IMA vows to break 'glass ceiling' holding female doctors back

Israel Medical Association secretary-general says that labor contracts still in effect today date back to the 1950s and 1960s as IMA promises to promote status of women doctors.

Doctor mother and baby 370 (photo credit: Courtesy Kaplan Medical Center)
Doctor mother and baby 370
(photo credit: Courtesy Kaplan Medical Center)
The Israel Medical Association promised on Sunday to “break through the glass ceiling” and set up a team to promote the status of women doctors.
The field of medicine here and abroad is already involved in a gender change, in which more than half of medical students are women, IMA chairman Dr. Leonid Eidelman said. The IMA has a woman as secretary-general but no other women in senior positions, As women also have babies and raise families, they have additional challenges and demands on their time that will change manpower needs in the field, he said. Studies have shown that women physicians tend to invest less time in research and clinical care because of their double roles as doctors and mothers.
Eidelman said he was sorry that there were no women physicians in the IMA secretariat.

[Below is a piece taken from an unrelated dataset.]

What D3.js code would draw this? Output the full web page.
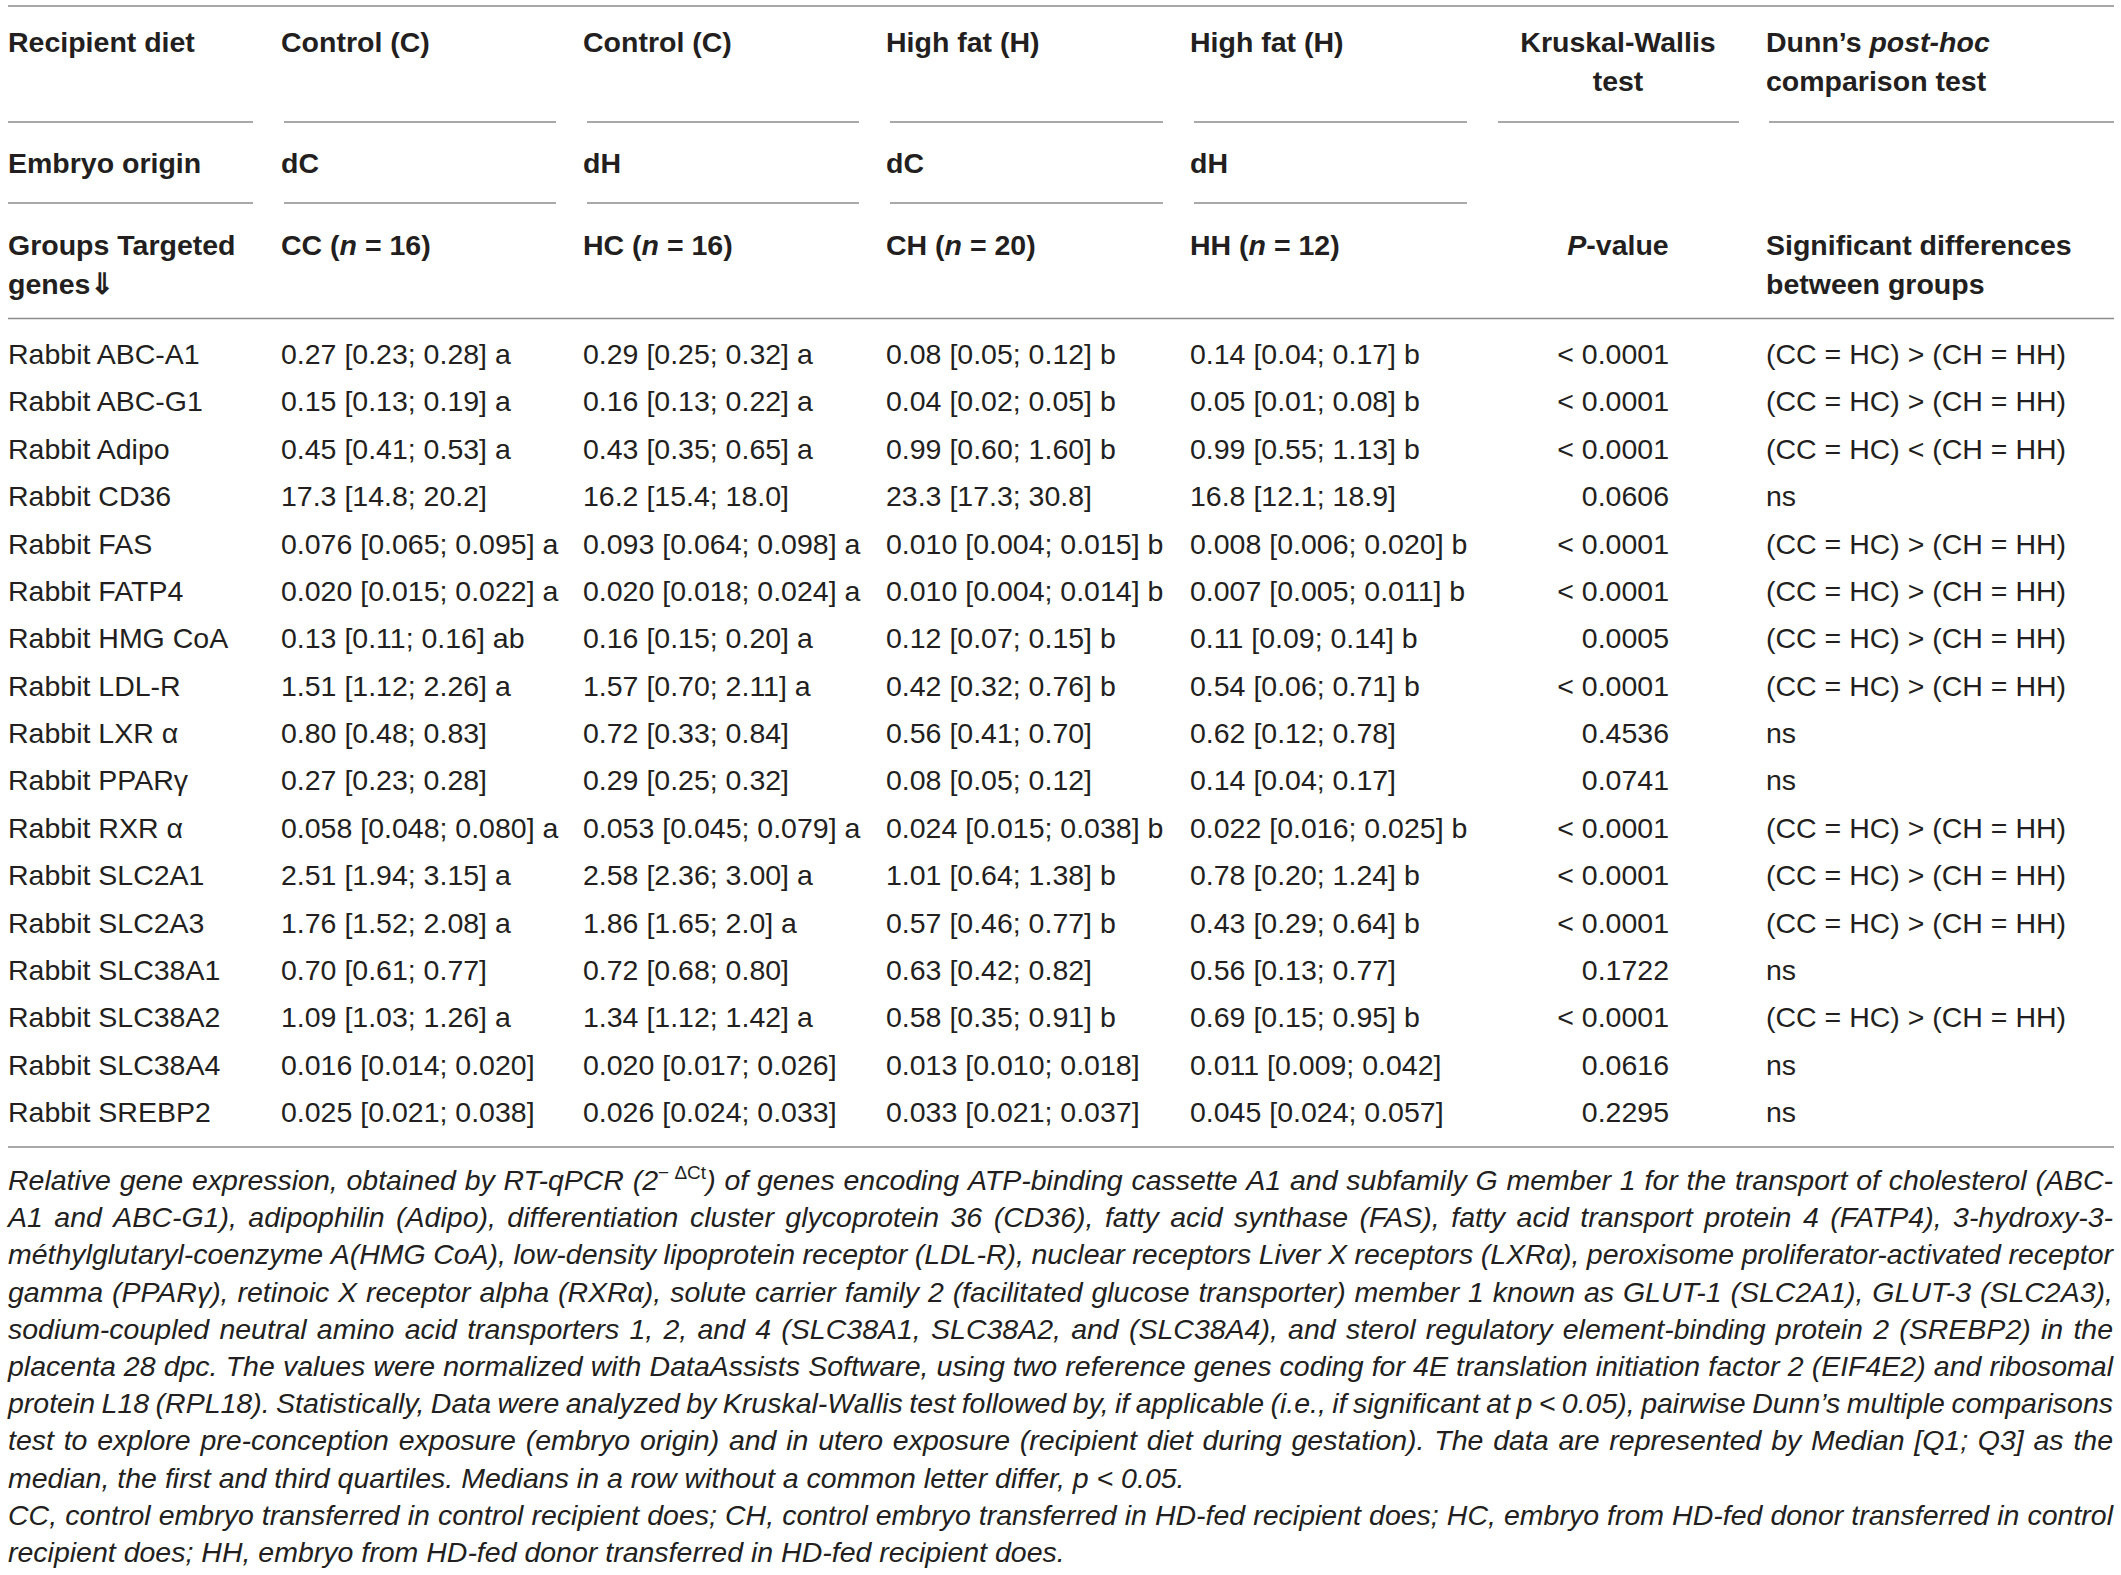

Ben-Gurion University president Prof. Rivka Carmi, herself a pediatrician and geneticist, said at a conference on women doctors that “medicine was born as a masculine profession, and even though more than half of medical students are women, the rules of behavior remain masculine. As long as they remain, and doctors’ evening rounds in the hospital are held at 5 p.m. when mothers have to take their child [from daycare and other frameworks], it will remain so.
“At Soroka University Medical Center in Beersheba, we changed the hour of the meetings,” she said.
Female candidates for senior medical positions should be encouraged even by “freezing men’s candidacies until, in certain cases, equal numbers of women are found,” Carmi said.
Women doctors pursue their careers at the same time that their biological clocks are ticking, she added. “There is a huge distortion in the receipt by women of prizes and research grants,” said Carmi, who urged that a senior woman in academia be appointed to promote women in medicine through budgets and manpower and by preparing an annual report.
IMA secretary-general Leah Wapner said labor contracts still in effect date to the 1950s and 1960s, in which the status and presence of women were in a different world. These must not lead to preferential treatment for male physicians, she said.
Dr. Yisrael Eillig, head of anesthesiology at Soroka and head of the hospital branch of Clalit Health Services doctors, said many women are “still in the phase of fear. I try to persuade women not to be afraid, to apply and to demand their rights,” but they don’t always do so.
Former MK and gynecologist Dr. Rachel Adatto said there was no doubt that “the change in women physicians’ status is revolutionizing medicine, with more women doctors in various fields and as hospital managers. But still, the heads of all four health funds are men.”
Prof. Hava Tabenkin, chairman of the department of family medicine at Emek Medical Center in Afula, said women have to “struggle 10 times more than men when they want a position. But it still occurs that a [male] hospital department chairman can decide that a woman will not be advanced because of her gender. Even if women decide that they want family and children and they don’t aspire to advance, there still are women who want to – and we have to work with them.”
Tabenkin noted that many senior hospital and Health Ministry administrators “grew up” in the Israel Defense Forces, where women’s role as physicians is much smaller.
“We are not identical to men,” said Afula Medical Center director-general Dr. Orna Blondheim – the first female general hospital director. “We don’t have to aspire to be exactly like them. We need to aspire to equal opportunities. The number of female administrators is a function of how many women medical students there were 20 years and more ago."
“As women accumulate experience, we will see a growth in motivation for them to fill administrative roles. We are in the process, even if it is not optimal,” she said.
Prof. Tsofia Ish-Shalom, chairman of the Women Doctors’ Society who also heads the metabolism unit at Rambam Medical Center in Haifa, said that as long as women “can’t give birth after 40 [or so], advancement of women doctors will require adopting the US model of having daycare centers attached to hospitals.” In addition, female physicians should be able to work part time in the first year after giving birth. Half of members of tender boards should be women, she added, and the continuity of pension rights must be ensured despite maternity leaves.
Dr. Einat Madar, a resident in general medicine at Emek, said “it isn’t easy to be a woman doctor with children.”
She objected to the regulation that female physicians may not work night or weekend shifts after their 20th week of pregnancy.
“Early in pregnancy, I always spent more time at the toilet than with patients. But in a later stages, I flower. I suffer during shifts until the 20th week, but afterward, I’m like a dancer, but I’m not allowed to do shifts,” she said.
Women doctors have equal obligations, said Dr. Tami Karni, a surgeon and head of the women’s health institute at Assaf Harofeh Medical Center. “We have to find appropriate people to take care of the children or clean the house.”
She opposed having halftime jobs for surgical residents.
“A surgeon is not different from a pianist who has constantly to practice. You won’t find a half-time pianist,” she said.